I was writing to her, so that she would know me not as this old person whose joints creaked when he rose from a chair, but as the real the man who dreamt, deceived, envied, loved…

Pericles Drakos has lived in the exquisite Circle Building for all of his seventy-five years. From its lofty windows, he has seen his little corner of Istanbul shift and transform. But as the area has become increasingly gentrified, Pericles has retreated into its shadowy corners. And when the pandemic hits, his isolation deepens.

But when Leyla, a sparky and beautiful thirty-something moves in, Pericles is enthralled. And when he discovers Leyla is a writer, he decides to put his own pen to paper and record his own fraught that of a Greek man subjected to the politics of oppression and intimidation in twentieth-century Turkey.

Go Set A Watchman by Harper Lee (William Heinemann) #20BooksOfSummer25

Maycomb, Alabama. Twenty-six-year-old Jean Louise Finch – ‘Scout’ – returns home from New York City to visit her aging father, Atticus. Set against the backdrop of the civil rights tensions and political turmoil that were transforming the South, Jean Louise’s homecoming turns bittersweet when she learns disturbing truths about her close-knit family, the town and the people dearest to her.

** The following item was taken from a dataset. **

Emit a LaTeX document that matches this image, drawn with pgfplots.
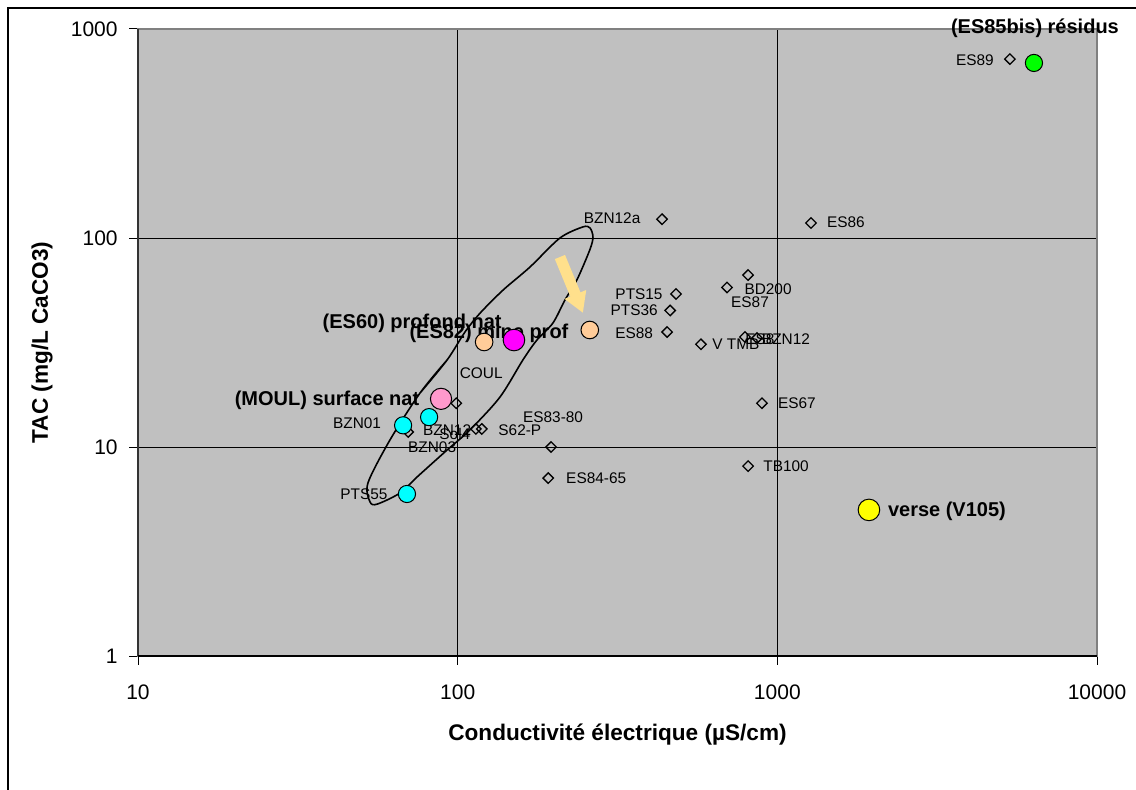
\documentclass[border=0pt]{standalone}
\usepackage{pgfplots}
\pgfplotsset{compat=1.18}
\usepackage{fontspec}
\setmainfont{Liberation Sans}
\usetikzlibrary{arrows.meta}

\definecolor{plotbg}{HTML}{C0C0C0}
\definecolor{cyanpt}{HTML}{00FFFF}
\definecolor{pinkpt}{HTML}{FF99CC}
\definecolor{magpt}{HTML}{FF00FF}
\definecolor{peachpt}{HTML}{FFCC99}
\definecolor{greenpt}{HTML}{00FF00}
\definecolor{yellowpt}{HTML}{FFFF00}
\definecolor{arrowc}{HTML}{FFE08C}

\tikzset{
  lbl/.style={font=\fontsize{7.7}{9}\selectfont, inner sep=0pt},
  blbl/.style={font=\bfseries\fontsize{10}{12}\selectfont, inner sep=0pt},
}

\begin{document}
\begin{tikzpicture}
\useasboundingbox (-69pt,-66.5pt) rectangle (499pt,328pt);
% outer chart frame
\draw[black, line width=0.7pt] (-65pt,-120pt) -- (-65pt,324pt) -- (600pt,324pt);

\begin{axis}[
  at={(0,0)}, anchor=south west,
  scale only axis, width=479.5pt, height=313.5pt,
  xmode=log, ymode=log,
  xmin=10, xmax=10000, ymin=1, ymax=1000,
  xtick={10,100,1000,10000}, xticklabels={10,100,1000,10000},
  ytick={1,10,100,1000}, yticklabels={1,10,100,1000},
  xminorticks=false, yminorticks=false,
  grid=major, major grid style={black, line width=0.5pt},
  axis background/.style={fill=plotbg},
  axis line style={draw=gray, line width=0.6pt},
  tick align=outside, xtick pos=left, ytick pos=left,
  major tick length=4.5pt, tick style={black, line width=0.5pt},
  ticklabel style={font=\fontsize{10.5}{12}\selectfont},
  xticklabel style={anchor=center, inner sep=0pt, yshift=-13.5pt},
  yticklabel style={anchor=east, inner sep=0pt, xshift=-5.5pt},
  xlabel={Conductivité électrique (µS/cm)},
  ylabel={TAC (mg/L CaCO3)},
  label style={font=\bfseries\fontsize{11.3}{13}\selectfont, inner sep=0pt},
  xlabel style={at={(axis description cs:0.5,-0.126)}, anchor=center},
  ylabel style={at={(axis description cs:-0.1001,0.5)}, anchor=center},
  clip=false,
]

% envelope of the natural waters
\addplot[black, line width=0.8pt, smooth, tension=0.5] coordinates {
  (76.2,18.1) (92.7,26.1) (105.4,35.5) (117.5,43.7) (138.6,56.3)
  (168.3,72.6) (208.9,100) (246.6,113) (259.4,111.7) (265,101)
  (259,87.7) (236,63.0) (216.6,50.5) (198.6,39.2) (177,32.5)
  (160,26.1) (135.5,17.3) (109.1,12.05) (92.7,9.68) (74.6,7.18)
  (66.1,6.03) (56.0,5.33) (53.2,5.46) (52.4,6.73) (61.4,10.8)
  (76.2,18.1) (92.7,26.1)
};

% other sampling points
\addplot[only marks, mark=square, mark size=1.85pt,
  mark options={rotate=45, draw=black, fill=none, line width=0.65pt}] coordinates {
  (5340,718) (1274,118) (436,123) (810,66.5) (696,58) (482,54) (462,45)
  (452,35.5) (577,31) (792,33.6) (864,33.2) (895,16.2) (810,8.1)
  (192,7.1) (196,10) (99,16.2) (119,12.2) (114,12.2) (70,11.8)
};

% reference waters
\addplot[only marks, mark=*, mark size=4.3pt,
  mark options={draw=black, fill=cyanpt, line width=0.5pt}] coordinates {
  (67.5,12.7) (81.4,13.9) (69.4,5.96)
};
\addplot[only marks, mark=*, mark size=5.3pt,
  mark options={draw=black, fill=pinkpt, line width=0.5pt}] coordinates {
  (88.7,17)
};
\addplot[only marks, mark=*, mark size=4.4pt,
  mark options={draw=black, fill=peachpt, line width=0.5pt}] coordinates {
  (121,31.8) (259,36.3)
};
\addplot[only marks, mark=*, mark size=5.4pt,
  mark options={draw=black, fill=magpt, line width=0.5pt}] coordinates {
  (150,32.5)
};
\addplot[only marks, mark=*, mark size=4.3pt,
  mark options={draw=black, fill=greenpt, line width=0.5pt}] coordinates {
  (6350,688)
};
\addplot[only marks, mark=*, mark size=5.4pt,
  mark options={draw=black, fill=yellowpt, line width=0.5pt}] coordinates {
  (1935,5)
};

% arrow towards the deep mine water
\draw[-{Triangle[width=11pt,length=10pt]}, line width=5.5pt, arrowc]
  (axis cs:208.9,81.1) -- (axis cs:246.6,43.8);

% point labels
\node[lbl, xshift=-17.5pt, yshift=-0.5pt] at (axis cs:5340,718) {ES89};
\node[lbl, xshift=17.5pt, yshift=0.5pt] at (axis cs:1274,118) {ES86};
\node[lbl, xshift=-25pt, yshift=0.5pt] at (axis cs:436,123) {BZN12a};
\node[lbl, xshift=10pt, yshift=-7pt] at (axis cs:810,66.5) {BD200};
\node[lbl, xshift=11.5pt, yshift=-7.5pt] at (axis cs:696,58) {ES87};
\node[lbl, xshift=-18.5pt] at (axis cs:482,54) {PTS15};
\node[lbl, xshift=-18pt] at (axis cs:462,45) {PTS36};
\node[lbl, xshift=-16.5pt, yshift=-0.5pt] at (axis cs:452,35.5) {ES88};
\node[lbl, xshift=17.5pt] at (axis cs:577,31) {V TMB};
\node[lbl, xshift=7.5pt, yshift=-1pt] at (axis cs:792,33.6) {ES8};
\node[lbl, xshift=20.5pt, yshift=-1pt] at (axis cs:792,33.6) {BZN12};
\node[lbl, xshift=17.5pt] at (axis cs:895,16.2) {ES67};
\node[lbl, xshift=19pt] at (axis cs:810,8.1) {TB100};
\node[lbl, xshift=24pt] at (axis cs:192,7.1) {ES84-65};
\node[lbl, xshift=1pt, yshift=15pt] at (axis cs:196,10) {ES83-80};
\node[lbl, xshift=12.5pt, yshift=15pt] at (axis cs:99,16.2) {COUL};
\node[lbl, xshift=19pt, yshift=-0.5pt] at (axis cs:119,12.2) {S62-P};
\node[lbl, xshift=-10.5pt, yshift=-2.5pt] at (axis cs:114,12.2) {Sol4};
\node[lbl, xshift=19.5pt, yshift=1pt] at (axis cs:70,11.8) {BZN12};
\node[lbl, xshift=12pt, yshift=-7.5pt] at (axis cs:70,11.8) {BZN03};
\node[lbl, xshift=-23pt, yshift=1pt] at (axis cs:67.5,12.7) {BZN01};
\node[lbl, xshift=-21.5pt] at (axis cs:69.4,5.96) {PTS55};

\node[blbl, xshift=-57pt, yshift=-0.5pt] at (axis cs:88.7,17) {(MOUL) surface nat};
\node[blbl, xshift=-36pt, yshift=9.5pt] at (axis cs:121,31.8) {(ES60) profond nat};
\node[blbl, xshift=-12.5pt, yshift=3.5pt] at (axis cs:150,32.5) {(ES82) mine prof};
\node[blbl, xshift=39pt, yshift=-0.5pt] at (axis cs:1935,5) {verse (V105)};
\node[blbl, xshift=0.5pt, yshift=17.5pt] at (axis cs:6350,688) {(ES85bis) résidus};

% axis lines at left and bottom
\draw[black!80, line width=0.6pt] (rel axis cs:0,0) -- (rel axis cs:0,1);
\draw[black, line width=1pt] (rel axis cs:0,0) -- (rel axis cs:1,0);
\end{axis}
\end{tikzpicture}
\end{document}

Memories from her childhood flood back, and her values and assumptions are thrown into doubt.

Featuring many of the iconic characters from To Kill a MockingbirdGo Set a Watchman perfectly captures a young woman, and a world, in a painful yet necessary transition out of the illusions of the past – a journey that can be guided only by one’s conscience.

Green Ink by Stephen May (Swift Press)

David Lloyd George is at Chequers for the weekend with his mistress Frances Stevenson, fretting about the fact that his involvement in selling public honours is about to be revealed by one Victor Grayson. Victor is a bisexual hedonist and former firebrand socialist MP turned secret-service informant. Intent on rebuilding his profile as the leader of the revolutionary Left, he doesn’t know exactly how much of a hornet’s nest he’s stirred up. Doesn’t know that this is, in fact, his last day.

No one really knows what happened to Victor Grayson – he vanished one night in late September 1920, having threatened to reveal all he knew about the prime minister’s involvement in selling honours. Was he murdered by the British government? By enemies in the socialist movement (who he had betrayed in the war)? Did he fall in the Thames drunk? Did he vanish to save his own life, and become an antiques dealer in Kent? (Review to follow)

The Art of a Lie by Laura Shepherd-Robinson (Mantle via NetGalley)

That’s the trouble with stories, especially the ones you write for yourself. Sometimes you think they’ve ended, when they’ve barely begun . . .

London, 1749. Following the murder of her husband in a violent street robbery, Hannah Cole is struggling to keep her head above water. The Punchbowl and Pineapple, her confectionary shop on Piccadilly, is barely turning a profit, and her suppliers are conspiring to put her out of business. So when she learns that her husband had a large sum of money in his bank account that she knew nothing about, the surprise is extremely welcome. And when William Devereux, a friend of her late husband, tells her about a new Italian delicacy called “iced cream”, Hannah believes it might transform the fortunes of her shop.

But her husband’s unexpected windfall attracts the attention of author-turned-magistrate Henry Fielding, who suspects the money was illicitly acquired. Unless Hannah can prove otherwise, her inheritance will be confiscated. As she and Devereux work to uncover the secrets of her husband’s double life, their friendship opens Hannah to speculation and gossip, locking her into a battle of wits more devastating than anything, even her husband’s murder.